- _TO DO_:
The lines from the beginning of the records below through the one holding "const stepDays = 10;" are to be copied exactly; leave the pictures out.

Dataset rows

——

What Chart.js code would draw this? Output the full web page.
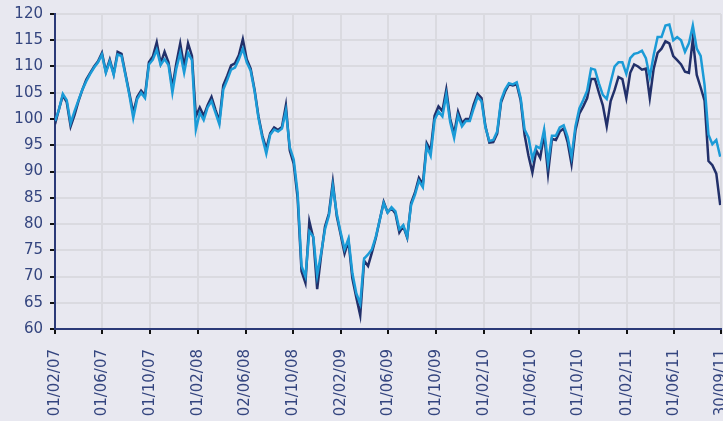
<!DOCTYPE html>
<html>
<head>
<meta charset="utf-8">
<script src="https://cdn.jsdelivr.net/npm/chart.js@4.4.0/dist/chart.umd.min.js"></script>
<style>
  html, body { margin: 0; padding: 0; background: #e8e8f0; overflow: hidden; }
  #wrap { width: 723px; height: 421px; }
</style>
</head>
<body>
<div id="wrap"><canvas id="indexChart"></canvas></div>
<script>
// one reading every 10 calendar days, starting 01/02/07
const stepDays = 10;

const navySeries = [
  99.0, 101.8, 104.5, 103.2, 98.6, 100.8, 103.4, 105.6, 107.5, 108.8,
  110.0, 111.0, 112.6, 109.0, 111.3, 108.6, 112.8, 112.4, 108.6, 104.9,
  101.2, 104.2, 105.4, 104.5, 110.8, 111.9, 114.6, 110.6, 112.8, 110.8,
  106.0, 110.6, 114.4, 110.0, 114.4, 112.0, 100.5, 102.2, 100.6, 102.6,
  104.2, 101.8, 99.6, 106.4, 108.2, 110.2, 110.6, 112.2, 115.2, 111.4,
  109.6, 105.6, 100.5, 96.8, 94.3, 97.3, 98.4, 97.9, 98.5, 102.6,
  94.0, 91.5, 85.0, 71.0, 68.8, 80.5, 77.4, 67.6, 74.0, 79.5,
  82.0, 88.0, 81.5, 78.0, 74.4, 76.8, 69.6, 66.0, 62.6, 73.0,
  72.0, 74.6, 77.4, 80.8, 84.2, 82.2, 83.0, 82.0, 78.4, 79.6,
  77.4, 84.0, 86.0, 88.8, 87.6, 95.4, 94.0, 100.6, 102.4, 101.5,
  105.6, 100.0, 97.2, 101.4, 99.2, 100.0, 100.0, 102.8, 104.8, 104.0,
  98.6, 95.5, 95.6, 97.2, 103.2, 105.2, 106.6, 106.4, 106.6, 103.6,
  97.0, 93.0, 89.8, 94.0, 92.6, 97.2, 89.6, 96.2, 96.0, 97.6,
  98.2, 95.6, 91.4, 97.8, 101.0, 102.4, 104.0, 107.6, 107.6, 105.0,
  102.6, 98.6, 103.4, 105.5, 108.0, 107.6, 104.0, 108.8, 110.4, 110.0,
  109.4, 109.6, 104.0, 109.6, 112.6, 113.4, 114.8, 114.4, 112.0, 111.2,
  110.4, 109.0, 108.8, 115.2, 108.4, 106.0, 103.5, 92.0, 91.2, 89.6,
  83.6
];

const cyanSeries = [
  99.6, 101.8, 104.8, 103.6, 99.2, 101.5, 103.6, 105.6, 107.2, 108.6,
  109.8, 110.8, 112.3, 108.8, 111.0, 108.4, 112.3, 112.0, 108.4, 104.6,
  100.2, 103.8, 105.0, 104.0, 110.4, 111.3, 113.2, 110.3, 111.4, 110.3,
  105.0, 109.6, 112.6, 108.8, 112.6, 111.2, 98.0, 101.2, 99.8, 102.2,
  103.4, 101.2, 99.0, 105.6, 107.4, 109.4, 109.8, 111.4, 113.4, 110.8,
  109.2, 105.3, 100.2, 96.4, 93.4, 97.0, 98.0, 97.6, 98.2, 101.6,
  94.6, 92.3, 86.0, 72.0, 70.0, 78.6, 77.6, 70.2, 74.4, 79.0,
  81.6, 87.2, 82.0, 78.4, 75.2, 77.2, 70.6, 66.8, 64.8, 73.4,
  74.2, 75.2, 77.6, 80.8, 84.0, 82.2, 83.2, 82.4, 79.0, 79.8,
  77.6, 83.6, 85.6, 88.2, 87.0, 94.8, 93.0, 99.8, 101.4, 100.5,
  104.6, 99.4, 96.4, 100.6, 98.6, 99.6, 99.6, 102.0, 104.2, 103.4,
  98.4, 95.8, 96.0, 97.6, 103.6, 105.6, 106.8, 106.6, 107.0, 104.0,
  98.0, 96.5, 92.4, 94.8, 94.4, 98.0, 91.6, 96.8, 96.8, 98.4,
  98.8, 96.6, 92.8, 98.6, 102.0, 103.6, 105.4, 109.6, 109.4, 106.8,
  104.6, 103.8, 107.0, 110.0, 110.8, 110.8, 108.6, 111.6, 112.4, 112.6,
  113.0, 111.6, 108.0, 112.2, 115.6, 115.6, 117.8, 118.0, 115.0, 115.6,
  115.0, 112.8, 114.4, 117.8, 113.4, 112.0, 106.5, 97.0, 95.2, 96.0,
  92.8
];

// x axis: day offsets of the labelled dates
const tickDays = [0, 120, 242, 365, 487, 608, 732, 851, 973, 1096, 1216, 1338, 1461, 1581, 1702];
const tickLabels = ['01/02/07', '01/06/07', '01/10/07', '01/02/08', '02/06/08', '01/10/08', '02/02/09',
  '01/06/09', '01/10/09', '01/02/10', '01/06/10', '01/10/10', '01/02/11', '01/06/11', '30/09/11'];

const yMin = 60;
const yMax = 120;
const yStep = 5;

function toPoints(values) {
  return values.map((v, i) => ({ x: i * stepDays, y: v }));
}

const labelFont = { family: 'DejaVu Sans', size: 15 };
const labelColor = '#34457f';

const ctx = document.getElementById('indexChart').getContext('2d');
const chart = new Chart(ctx, {
  type: 'line',
  data: {
    datasets: [{
      label: 'cyan',
      data: toPoints(cyanSeries),
      borderColor: '#1b9bd7',
      borderWidth: 2.5,
      pointRadius: 0,
      fill: false
    }, {
      label: 'navy',
      data: toPoints(navySeries),
      borderColor: '#22306a',
      borderWidth: 2.5,
      pointRadius: 0,
      fill: false
    }]
  },
  options: {
    responsive: true,
    maintainAspectRatio: false,
    animation: false,
    layout: { padding: { top: 14, right: 2, left: 0, bottom: 0 } },
    plugins: { legend: { display: false }, tooltip: { enabled: false } },
    scales: {
      x: {
        type: 'linear',
        min: tickDays[0],
        max: tickDays[tickDays.length - 1],
        afterBuildTicks: s => { s.ticks = tickDays.map(v => ({ value: v })); },
        afterFit: s => { s.paddingLeft = 0; s.paddingRight = 0; s.height = 92; },
        ticks: {
          autoSkip: false,
          minRotation: 90,
          maxRotation: 90,
          padding: 15,
          color: labelColor,
          font: labelFont,
          callback: (v, i) => tickLabels[i]
        },
        grid: { color: '#dadae0', lineWidth: 2, tickColor: '#111111', tickLength: 5, tickWidth: 2 },
        border: { color: '#2b3a78', width: 2 }
      },
      y: {
        min: yMin,
        max: yMax,
        afterFit: s => { s.width = 55; s.paddingTop = 0; s.paddingBottom = 0; },
        ticks: { stepSize: yStep, padding: 7, color: labelColor, font: labelFont },
        grid: { color: '#dadae0', lineWidth: 2, tickColor: '#111111', tickLength: 5, tickWidth: 2 },
        border: { color: '#2b3a78', width: 2 }
      }
    }
  }
});
</script>
</body>
</html>
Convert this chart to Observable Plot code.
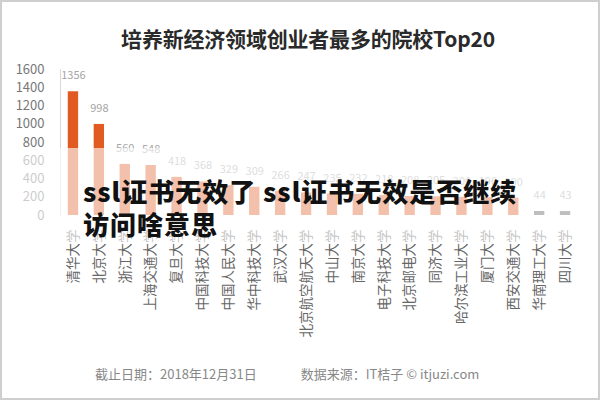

——

- _EXERCISE ANSWER_:
What Chart.js code would draw this? Output the full web page.
<!DOCTYPE html>
<html>
<head>
<meta charset="utf-8">
<script src="https://cdn.jsdelivr.net/npm/chart.js@4.4.0/dist/chart.umd.min.js"></script>
<style>
  html, body { margin: 0; padding: 0; background: #e8e8f0; overflow: hidden; }
  #wrap { width: 723px; height: 421px; }
</style>
</head>
<body>
<div id="wrap"><canvas id="indexChart"></canvas></div>
<script>
// one reading every 10 calendar days, starting 01/02/07
const stepDays = 10;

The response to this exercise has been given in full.